The MySpace/iPod/Text/Blackberry/YouTube generation gets information from a myriad of sources, all originating from the Internet.
“And it’s all about what type of information they want, and when they want it,” says Brian Page, general manager of Dealer Data Services.
He recommends that dealers interested in selling to these young consumers maintain an Internet presence that draws their attention.
One way to do that is with rich content.
“The explosive growth of YouTube took even the most experienced of Internet pundits by surprise,” says Page. “The next generation now spends more time watching videos online than on TV.”
There is a name for this new phenomenon: The clip culture.
“In addition to vehicle specs and photos, vehicle videos are a great way to attract shoppers who would rather be engaged in the process and kick a virtual tire than a real one,” Page says.

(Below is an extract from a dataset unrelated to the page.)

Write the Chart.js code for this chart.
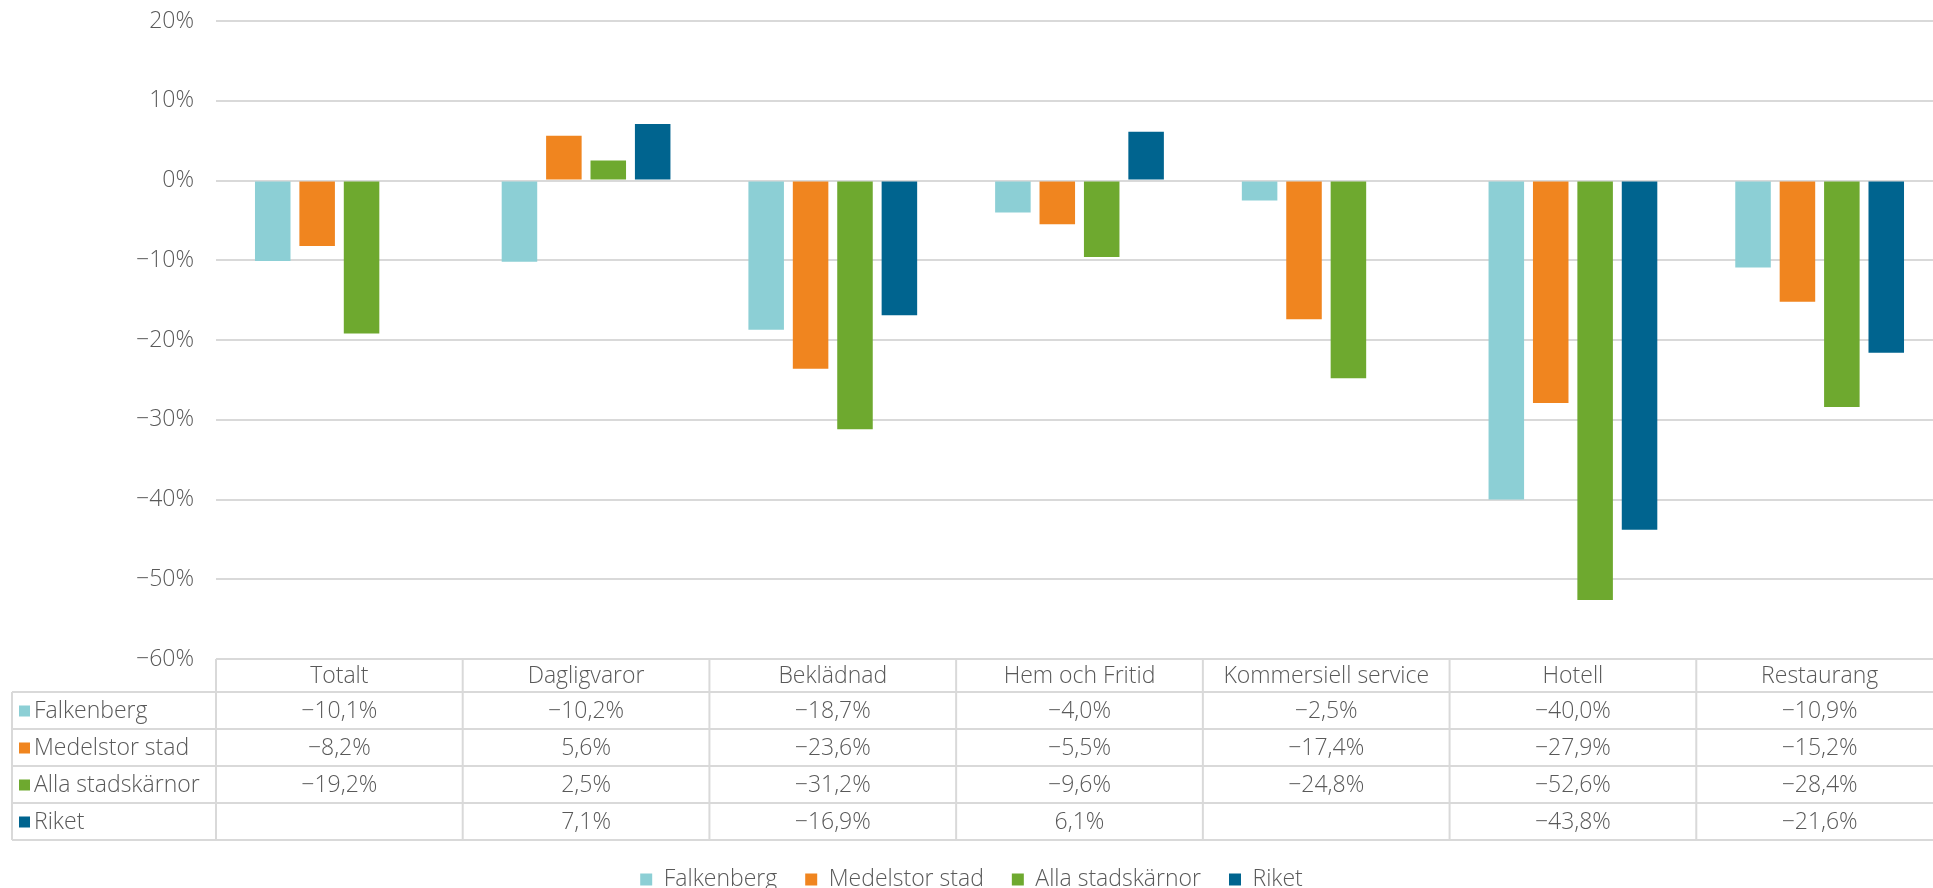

It also helps if website content informs and provides a means for interactive communication. Page says it’s a question of “pulling in” the consumer as opposed to “pushing out” a marketing message, such as “Come down to Joe Brown’stoday!”
“Additionally, having actual photos of a vehicle, as opposed to stock photos, or at the very least, accurate colors on stock photos, increases the odds that a savvy consumer will click through to learn more about the vehicle,” he says.
To create a positive online experience for this new generation, dealers must realize what many young shoppers are like and how they gather car-shopping information.
“Impatience with outdated or inaccurate information; the ability to navigate the Internet swiftly and thoroughly to find exactly what they are seeking; and short attention spans are qualities of this growing user group,” Page says.
“To meet these shoppers’ needs, it becomes critical for dealers to keep inventory accurate and up-to-date, to have inventory listed on as many web sites as possible, and to provide rich, informative content that will attract and hold attention.”